There is nothing in her lines that conveys immediately understandable and acceptable logic of life and death, love and hate, understanding and misunderstanding. Even to these terms themselves that denote life phenomena she gives names that are not easily connected to their roots, they are foreseen from a distance, which the reader needs to understand as the filed of one’s own associations connected with this poetics. But in that labyrinth of controversy, contrast which simultaneously neutralise and complete each other, there is a “red line” of commitment and truth of the poet’s experience, which the reader will understand in some way or another, left deep in questions and thoughts over the messages of these poetic verses. There lies the value of Ilhana’s writing: putting into the foreground man’s eternal questioning over the phenomena of this wondrous human existence, its multiple psychology that accepts and refuses truths and lies at the same time , seeking the non-existent ‘eternal truth’. This is left to those who delve into these lines to bring their own impressions and conclusions to the table and it seems to me that the poetic philosophy of this poet encompasses the personal psychology of living between the eternal Shakespearean dilemma “to be or not to be” under the veil of different emotions.
For example, the poem of acknowledging love:

And I shall breathe, I breathe, I breathed
For you only
The world is your altar
And everything gleamed by the sun and covered in darkness is a sacrifice to you.

I ja ću disati, dišem, disah
Samo za tebe
Svijet je tvoj oltar
A sve obasjano suncem i pokriveno tamom žrtva je tebi.˝)

In these lines of the poem “And I’m the book of you then” (˝I ja sam knjiga tebe tad˝) there is no poetic dilemma about what she chooses. Love, only love, which she “breaths, breathed” then.
Right after this one, the poem “The Veil Of Illusion” (˝Koprena iluzije˝) as if it denies the truth of the positive emotion and conviction in the previous one. Because it says:

The veil of illusion takes my breath away
And what are you to me than a welcome guest
While the winds chase time with their whips
Somewhere far away
Outside of this chamber
And with only a silent delusion announce
Another visit
You always leave sooner than they do
Inconsistent and untouchable like those readers
Of eternity
Am I loved by an illusion?

Koprena iluzije mi otima zrak
A šta si mi ti nego dobrodošao gost
Dok vjetrovi tjeraju vrijeme svojim bičevima
Negdje daleko
Izvan ove odaje
I samo tihim zavaravanjem najavljuju
Ponovnu posjetu
Uvijek odlaziš brže nego oni
Nestalan i neopipljiv poput tih jahača
Vječnosti,
Zar me voli iluzija?˝)

This is a counterpoint to the saying from the previous poem, where it says:

“The world is your altar
And everything gleamed by the sun and covered in darkness is a sacrifice to you.”

(˝Svijet je tvoj oltar
A sve obasjano suncem i pokriveno tamom žrtva je tebi.˝)

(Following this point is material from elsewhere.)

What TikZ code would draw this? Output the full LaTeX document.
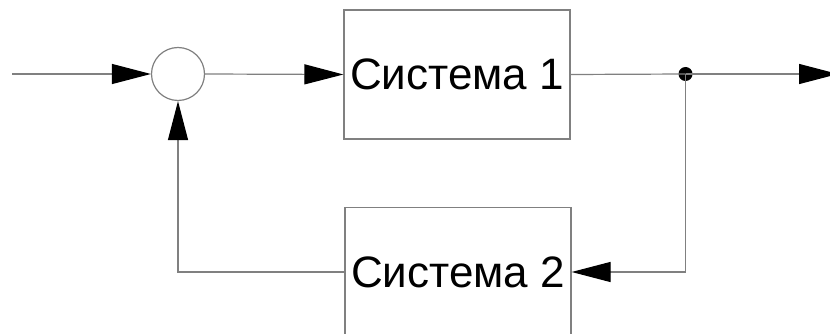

Ilhana’s verses flow in this riddle it is but at the same time it isn’t – the duality which shapes the form and fills the content into human psyche and emotions. On each letter, the reader stumbles over these dilemmas and secrets covered in deep veils of poetic imaginations. These enigmas will be discovered by readers of higher education and developed analytical intelligence, as well as delving deep into the spirituality of man and people in general. Therefore, I conclude that this poetry is not “for the average reader”, because it demands intellectual effort and readiness to be deciphered and with it its true value to be discovered. In any case, the first book by Ilhana Škrgić shows that she needs to continue with her creative work, with a pause on each verse, which should be a bit more understandable and a little less enigmatic, which will not devalue the poetics.